• Requirements
Transcribe the listing in full, excluding any pictures.

• Data section
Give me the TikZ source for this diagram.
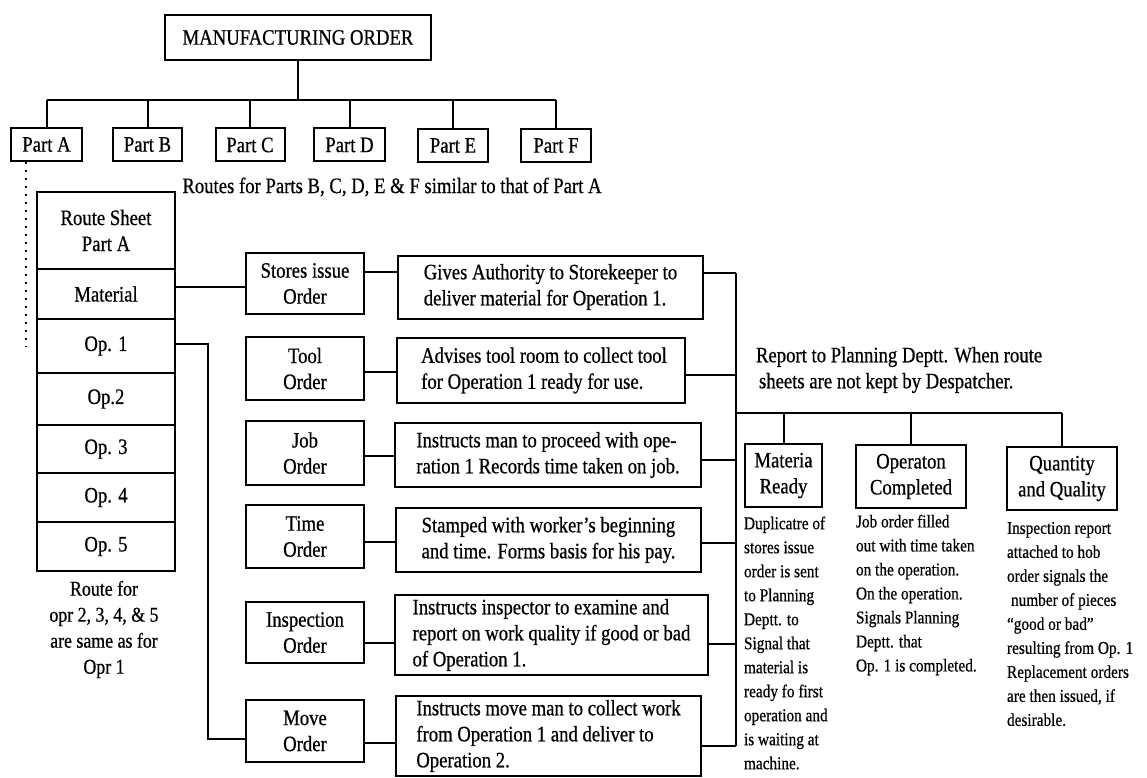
\documentclass[tikz,border=0pt]{standalone}
\usepackage{fontspec}
\setmainfont{Liberation Serif}[FakeStretch=0.85,FakeBold=0.6]
\newcommand\mainsz{\fontsize{22}{26}\selectfont}
\newcommand\colsz{\fontsize{18}{24}\selectfont}
\newcommand\rfsz{\fontsize{21}{26}\selectfont}
\begin{document}
\begin{tikzpicture}[x=1pt,y=-1pt,line width=2pt,
  box/.style={draw,line width=2pt,inner sep=0pt,align=center,font=\mainsz},
  desc/.style={box,align=left},
  txt/.style={inner sep=0pt,font=\mainsz},
  coltxt/.style={inner sep=0pt,align=left,anchor=west,font=\colsz}]
\fill[white] (0,0) rectangle (1147,778);
\useasboundingbox (0,0) rectangle (1147,778);
% top
\node[box,minimum width=266pt,minimum height=45pt] (mord) at (298,37.5) {MANUFACTURING ORDER};
\node[box,minimum width=71pt,minimum height=33pt] (pa) at (46.5,144.5) {Part A};
\node[box,minimum width=69pt,minimum height=33pt] (pb) at (147.5,144.5) {Part B};
\node[box,minimum width=69pt,minimum height=33pt] (pc) at (250,145) {Part C};
\node[box,minimum width=71pt,minimum height=33pt] (pd) at (349.5,145) {Part D};
\node[box,minimum width=70pt,minimum height=33pt] (pe) at (453,145.5) {Part E};
\node[box,minimum width=70pt,minimum height=33pt] (pf) at (556,145.5) {Part F};
\coordinate (bus) at (0,100);
\draw (mord.south) -- (mord.south |- bus);
\draw (pa.north |- bus) -- (pf.north |- bus);
\foreach \p in {pa,pb,pc,pd,pe,pf} \draw (\p.north |- bus) -- (\p.north);
\node[txt] (rt) at (392,187) {Routes for Parts B, C, D, E \& F similar to that of Part A};
\coordinate (dotend) at (26,347);
\draw[line width=1.5pt,dash pattern=on 2pt off 6pt] (pa.south -| dotend) -- (dotend);
% route sheet
\node[box,minimum width=138pt,minimum height=77pt] (rs) at (106,230.5) {Route Sheet\\Part A};
\node[box,minimum width=138pt,minimum height=50pt] (mat) at (106,294) {Material};
\node[box,minimum width=138pt,minimum height=54pt] (op1) at (106,346) {Op. 1};
\node[box,minimum width=138pt,minimum height=52pt] (op2) at (106,399) {Op.2};
\node[box,minimum width=138pt,minimum height=48pt] (op3) at (106,449) {Op. 3};
\node[box,minimum width=138pt,minimum height=49pt] (op4) at (106,497.5) {Op. 4};
\node[box,minimum width=138pt,minimum height=49pt] (op5) at (106,546.5) {Op. 5};
\node[txt,align=center,font=\rfsz] (rf) at (104,629.5) {Route for\\opr 2, 3, 4, \& 5\\are same as for\\Opr 1};
% order boxes
\node[box,minimum width=118pt,minimum height=61pt] (so) at (305,283.5) {Stores issue\\Order};
\node[box,minimum width=118pt,minimum height=63pt] (tlo) at (305,368.5) {Tool\\Order};
\node[box,minimum width=118pt,minimum height=64pt] (jbo) at (305,453) {Job\\Order};
\node[box,minimum width=118pt,minimum height=63pt] (tmo) at (305,536.5) {Time\\Order};
\node[box,minimum width=118pt,minimum height=61pt] (ino) at (305,632.5) {Inspection\\Order};
\node[box,minimum width=118pt,minimum height=62pt] (mvo) at (305,731) {Move\\Order};
% description boxes
\node[desc,minimum width=305pt,minimum height=63pt] (sd) at (550.5,287) {Gives Authority to Storekeeper to\\deliver material for Operation 1.};
\node[desc,minimum width=288pt,minimum height=65pt] (tld) at (541,370.5) {\hspace*{6pt}Advises tool room to collect tool\\\hspace*{6pt}for Operation 1 ready for use.};
\node[desc,minimum width=306pt,minimum height=64pt] (jbd) at (548,455) {Instructs man to proceed with ope-\\ration 1 Records time taken on job.};
\node[desc,minimum width=305pt,minimum height=64pt] (tmd) at (548.5,540) {Stamped with worker's beginning\\and time. Forms basis for his pay.};
\node[desc,minimum width=313pt,minimum height=80pt] (ind) at (551.5,635) {Instructs inspector to examine and\\report on work quality if good or bad\\of Operation 1.};
\node[desc,minimum width=305pt,minimum height=80pt] (mvd) at (548.5,736) {Instructs move man to collect work\\from Operation 1 and deliver to\\Operation 2.};
% left connectors
\coordinate (ymat) at (0,287);
\draw (mat.east |- ymat) -- (so.west |- ymat);
\coordinate (yop) at (0,344);
\coordinate (xop) at (208,0);
\coordinate (ymv) at (0,739);
\draw (op1.east |- yop) -- (xop |- yop) -- (xop |- ymv) -- (mvo.west |- ymv);
% order to description, description to right vertical
\coordinate (vt) at (736,273);
\coordinate (vb) at (736,746);
\draw (vt) -- (vb);
\foreach \a/\b/\ya/\yb in {so/sd/272/273,tlo/tld/372/375,jbo/jbd/456/460,tmo/tmd/542/543,ino/ind/643/644,mvo/mvd/743/746}{
  \draw (\a.east |- 0,\ya) -- (\b.west |- 0,\ya);
  \draw (\b.east |- 0,\yb) -- (vt |- 0,\yb);
}
% right part
\node[txt,align=left,anchor=west] (rep) at (755,370) {Report to Planning Deptt. When route\\\hspace*{3pt}sheets are not kept by Despatcher.};
\node[box,minimum width=77pt,minimum height=63pt] (mr) at (783.5,475.5) {Materia\\Ready};
\node[box,minimum width=110pt,minimum height=63pt] (oc) at (911,476.5) {Operaton\\Completed};
\node[box,minimum width=110pt,minimum height=63pt] (qq) at (1062,478.5) {Quantity\\and Quality};
\coordinate (rb) at (736,413);
\draw (rb) -- (qq.north |- rb);
\foreach \p in {mr,oc,qq} \draw (\p.north |- rb) -- (\p.north);
\node[coltxt] (c1) at (743,643) {Duplicatre of\\stores issue\\order is sent\\to Planning\\Deptt. to\\Signal that\\material is\\ready fo first\\operation and\\is waiting at\\machine.};
\node[coltxt] (c2) at (855,595) {Job order filled\\out with time taken\\on the operation.\\On the operation.\\Signals Planning\\Deptt. that\\Op. 1 is completed.};
\node[coltxt] (c3) at (1006,624) {Inspection report\\attached to hob\\order signals the\\\hspace*{4pt}number of pieces\\``good or bad''\\resulting from Op. 1\\Replacement orders\\are then issued, if\\desirable.};
\end{tikzpicture}
\end{document}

• Task response
Give me the TikZ source for this diagram.
\documentclass[tikz,border=0pt]{standalone}
\usepackage{fontspec}
\setmainfont{Liberation Serif}[FakeStretch=0.85,FakeBold=0.6]
\newcommand\mainsz{\fontsize{22}{26}\selectfont}
\newcommand\colsz{\fontsize{18}{24}\selectfont}
\newcommand\rfsz{\fontsize{21}{26}\selectfont}
\begin{document}
\begin{tikzpicture}[x=1pt,y=-1pt,line width=2pt,
  box/.style={draw,line width=2pt,inner sep=0pt,align=center,font=\mainsz},
  desc/.style={box,align=left},
  txt/.style={inner sep=0pt,font=\mainsz},
  coltxt/.style={inner sep=0pt,align=left,anchor=west,font=\colsz}]
\fill[white] (0,0) rectangle (1147,778);
\useasboundingbox (0,0) rectangle (1147,778);
% top
\node[box,minimum width=266pt,minimum height=45pt] (mord) at (298,37.5) {MANUFACTURING ORDER};
\node[box,minimum width=71pt,minimum height=33pt] (pa) at (46.5,144.5) {Part A};
\node[box,minimum width=69pt,minimum height=33pt] (pb) at (147.5,144.5) {Part B};
\node[box,minimum width=69pt,minimum height=33pt] (pc) at (250,145) {Part C};
\node[box,minimum width=71pt,minimum height=33pt] (pd) at (349.5,145) {Part D};
\node[box,minimum width=70pt,minimum height=33pt] (pe) at (453,145.5) {Part E};
\node[box,minimum width=70pt,minimum height=33pt] (pf) at (556,145.5) {Part F};
\coordinate (bus) at (0,100);
\draw (mord.south) -- (mord.south |- bus);
\draw (pa.north |- bus) -- (pf.north |- bus);
\foreach \p in {pa,pb,pc,pd,pe,pf} \draw (\p.north |- bus) -- (\p.north);
\node[txt] (rt) at (392,187) {Routes for Parts B, C, D, E \& F similar to that of Part A};
\coordinate (dotend) at (26,347);
\draw[line width=1.5pt,dash pattern=on 2pt off 6pt] (pa.south -| dotend) -- (dotend);
% route sheet
\node[box,minimum width=138pt,minimum height=77pt] (rs) at (106,230.5) {Route Sheet\\Part A};
\node[box,minimum width=138pt,minimum height=50pt] (mat) at (106,294) {Material};
\node[box,minimum width=138pt,minimum height=54pt] (op1) at (106,346) {Op. 1};
\node[box,minimum width=138pt,minimum height=52pt] (op2) at (106,399) {Op.2};
\node[box,minimum width=138pt,minimum height=48pt] (op3) at (106,449) {Op. 3};
\node[box,minimum width=138pt,minimum height=49pt] (op4) at (106,497.5) {Op. 4};
\node[box,minimum width=138pt,minimum height=49pt] (op5) at (106,546.5) {Op. 5};
\node[txt,align=center,font=\rfsz] (rf) at (104,629.5) {Route for\\opr 2, 3, 4, \& 5\\are same as for\\Opr 1};
% order boxes
\node[box,minimum width=118pt,minimum height=61pt] (so) at (305,283.5) {Stores issue\\Order};
\node[box,minimum width=118pt,minimum height=63pt] (tlo) at (305,368.5) {Tool\\Order};
\node[box,minimum width=118pt,minimum height=64pt] (jbo) at (305,453) {Job\\Order};
\node[box,minimum width=118pt,minimum height=63pt] (tmo) at (305,536.5) {Time\\Order};
\node[box,minimum width=118pt,minimum height=61pt] (ino) at (305,632.5) {Inspection\\Order};
\node[box,minimum width=118pt,minimum height=62pt] (mvo) at (305,731) {Move\\Order};
% description boxes
\node[desc,minimum width=305pt,minimum height=63pt] (sd) at (550.5,287) {Gives Authority to Storekeeper to\\deliver material for Operation 1.};
\node[desc,minimum width=288pt,minimum height=65pt] (tld) at (541,370.5) {\hspace*{6pt}Advises tool room to collect tool\\\hspace*{6pt}for Operation 1 ready for use.};
\node[desc,minimum width=306pt,minimum height=64pt] (jbd) at (548,455) {Instructs man to proceed with ope-\\ration 1 Records time taken on job.};
\node[desc,minimum width=305pt,minimum height=64pt] (tmd) at (548.5,540) {Stamped with worker's beginning\\and time. Forms basis for his pay.};
\node[desc,minimum width=313pt,minimum height=80pt] (ind) at (551.5,635) {Instructs inspector to examine and\\report on work quality if good or bad\\of Operation 1.};
\node[desc,minimum width=305pt,minimum height=80pt] (mvd) at (548.5,736) {Instructs move man to collect work\\from Operation 1 and deliver to\\Operation 2.};
% left connectors
\coordinate (ymat) at (0,287);
\draw (mat.east |- ymat) -- (so.west |- ymat);
\coordinate (yop) at (0,344);
\coordinate (xop) at (208,0);
\coordinate (ymv) at (0,739);
\draw (op1.east |- yop) -- (xop |- yop) -- (xop |- ymv) -- (mvo.west |- ymv);
% order to description, description to right vertical
\coordinate (vt) at (736,273);
\coordinate (vb) at (736,746);
\draw (vt) -- (vb);
\foreach \a/\b/\ya/\yb in {so/sd/272/273,tlo/tld/372/375,jbo/jbd/456/460,tmo/tmd/542/543,ino/ind/643/644,mvo/mvd/743/746}{
  \draw (\a.east |- 0,\ya) -- (\b.west |- 0,\ya);
  \draw (\b.east |- 0,\yb) -- (vt |- 0,\yb);
}
% right part
\node[txt,align=left,anchor=west] (rep) at (755,370) {Report to Planning Deptt. When route\\\hspace*{3pt}sheets are not kept by Despatcher.};
\node[box,minimum width=77pt,minimum height=63pt] (mr) at (783.5,475.5) {Materia\\Ready};
\node[box,minimum width=110pt,minimum height=63pt] (oc) at (911,476.5) {Operaton\\Completed};
\node[box,minimum width=110pt,minimum height=63pt] (qq) at (1062,478.5) {Quantity\\and Quality};
\coordinate (rb) at (736,413);
\draw (rb) -- (qq.north |- rb);
\foreach \p in {mr,oc,qq} \draw (\p.north |- rb) -- (\p.north);
\node[coltxt] (c1) at (743,643) {Duplicatre of\\stores issue\\order is sent\\to Planning\\Deptt. to\\Signal that\\material is\\ready fo first\\operation and\\is waiting at\\machine.};
\node[coltxt] (c2) at (855,595) {Job order filled\\out with time taken\\on the operation.\\On the operation.\\Signals Planning\\Deptt. that\\Op. 1 is completed.};
\node[coltxt] (c3) at (1006,624) {Inspection report\\attached to hob\\order signals the\\\hspace*{4pt}number of pieces\\``good or bad''\\resulting from Op. 1\\Replacement orders\\are then issued, if\\desirable.};
\end{tikzpicture}
\end{document}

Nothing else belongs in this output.